Gia Lâm is the easternmost urban district of Hanoi, the capital city of Vietnam.

==Geography==
Prior to 2003, the district covered the entire area of Long Biên district, which included Long Biên Bridge, Gia Lâm Airport, Gia Lâm railway station, Gia Lâm bus station and the headquarters of Vietnam Airlines. On 22 September 2023, the Hanoi People Committee approved Gia Lam to become the next urban district of Hanoi.

Gia Lâm district is bordered by Bắc Ninh province to the east and north, Đông Anh district to the northwest, Long Biên district and Hoàng Mai district to the west, Thanh Trì district and Hưng Yên province to the south.

As of 2011, the district had a population of 243,957. The district covers an area of 115 km2. The district capital lies at Trâu Quỳ township.

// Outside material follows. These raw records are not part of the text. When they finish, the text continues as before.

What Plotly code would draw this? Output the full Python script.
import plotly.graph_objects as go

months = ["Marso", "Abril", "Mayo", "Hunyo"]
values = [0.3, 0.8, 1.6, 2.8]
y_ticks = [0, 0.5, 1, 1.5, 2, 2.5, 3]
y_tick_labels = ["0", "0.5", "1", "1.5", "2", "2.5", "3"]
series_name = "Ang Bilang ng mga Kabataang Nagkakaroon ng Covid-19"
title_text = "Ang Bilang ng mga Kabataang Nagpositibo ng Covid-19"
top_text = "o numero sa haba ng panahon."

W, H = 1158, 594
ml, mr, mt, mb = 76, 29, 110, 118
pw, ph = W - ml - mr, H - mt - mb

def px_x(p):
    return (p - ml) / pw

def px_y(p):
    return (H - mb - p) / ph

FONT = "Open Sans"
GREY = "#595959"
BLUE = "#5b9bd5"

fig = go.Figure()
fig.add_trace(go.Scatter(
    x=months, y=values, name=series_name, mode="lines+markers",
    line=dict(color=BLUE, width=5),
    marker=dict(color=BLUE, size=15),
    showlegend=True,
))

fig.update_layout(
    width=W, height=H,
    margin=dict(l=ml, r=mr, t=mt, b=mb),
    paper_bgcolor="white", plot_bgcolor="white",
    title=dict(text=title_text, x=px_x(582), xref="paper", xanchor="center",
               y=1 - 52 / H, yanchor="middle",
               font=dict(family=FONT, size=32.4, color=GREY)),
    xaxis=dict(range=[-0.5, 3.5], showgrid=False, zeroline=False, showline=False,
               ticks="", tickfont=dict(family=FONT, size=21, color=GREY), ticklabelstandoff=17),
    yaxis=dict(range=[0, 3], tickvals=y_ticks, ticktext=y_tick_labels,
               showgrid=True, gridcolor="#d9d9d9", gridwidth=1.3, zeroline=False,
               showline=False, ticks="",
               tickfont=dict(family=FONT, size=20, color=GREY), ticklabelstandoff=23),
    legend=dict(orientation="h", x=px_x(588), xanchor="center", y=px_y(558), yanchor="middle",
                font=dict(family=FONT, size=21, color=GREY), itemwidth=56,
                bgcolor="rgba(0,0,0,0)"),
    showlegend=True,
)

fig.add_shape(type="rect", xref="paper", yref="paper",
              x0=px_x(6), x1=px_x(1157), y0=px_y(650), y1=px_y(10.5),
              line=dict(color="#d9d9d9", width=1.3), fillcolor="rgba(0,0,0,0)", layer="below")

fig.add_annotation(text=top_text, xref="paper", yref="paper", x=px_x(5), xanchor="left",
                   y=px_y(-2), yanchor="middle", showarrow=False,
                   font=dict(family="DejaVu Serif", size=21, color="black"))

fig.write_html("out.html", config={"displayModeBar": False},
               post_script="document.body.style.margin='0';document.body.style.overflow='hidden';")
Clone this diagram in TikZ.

Gia Lâm district is subdivided to 22 commune-level subdivisions, including the townships of Trâu Quỳ (district capital), Yên Viên and the rural communes of: Bát Tràng, Cổ Bi, Đa Tốn, Đặng Xá, Đình Xuyên, Đông Dư, Dương Hà, Dương Quang, Dương Xá, Kiêu Kỵ, Kim Lan, Kim Sơn, Lệ Chi, Ninh Hiệp, Phù Đổng, Phú Thị, Trung Mầu, Văn Đức, Yên Thường, Yên Viên.

==Culture==
Bát Tràng is a traditional pottery village located in Gia Lâm District. The village is famous for producing high-quality Bát Tràng Porcelain. Today, Bát Tràng Village is both a cultural heritage site and a popular tourist destination.